A Win for the Granite State Mindset
For state officials and skiing advocates, the reversal represents a clear win — and a reaffirmation of New Hampshire’s “Live Free or Die” approach to taxation. The state’s lack of a sales or income tax is one of its most distinctive economic features, and any attempt by an out-of-state corporation to circumvent that policy was always going to draw a sharp response.
Ayotte and Formella moved quickly, and the speed of Vail’s reversal suggests the company recognized that fighting the state in court would have been costly and likely unsuccessful. Industry observers note that this episode could deter other multi-state operators from quietly imposing similar surcharges on New Hampshire customers in the future.
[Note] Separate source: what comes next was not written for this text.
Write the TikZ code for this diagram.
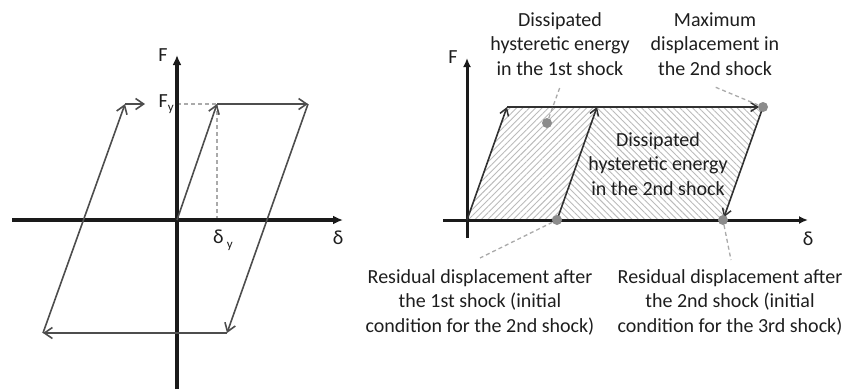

What Skiers Should Do Next
Granite Staters who already purchased a 2026-27 Vail pass and paid the blended tax will want to check the company’s website for details on requesting the tax-free conversion or a refund of the surcharge. Skiers planning to make a purchase should evaluate whether the New Hampshire-only restriction fits their travel plans before opting into the tax-free product.
For families who stick to local hills like Crotched Mountain or Mount Sunapee, the savings will add up across multi-pass households. For those who travel to Vermont’s Stowe or Park City in Utah, the standard Epic Pass — surcharge included — will still be the more flexible option.
The episode is a useful reminder that New Hampshire’s tax structure is not just a fiscal matter but a cultural one, and that consumers and state officials are willing to push back hard when they perceive that out-of-state companies are eroding it.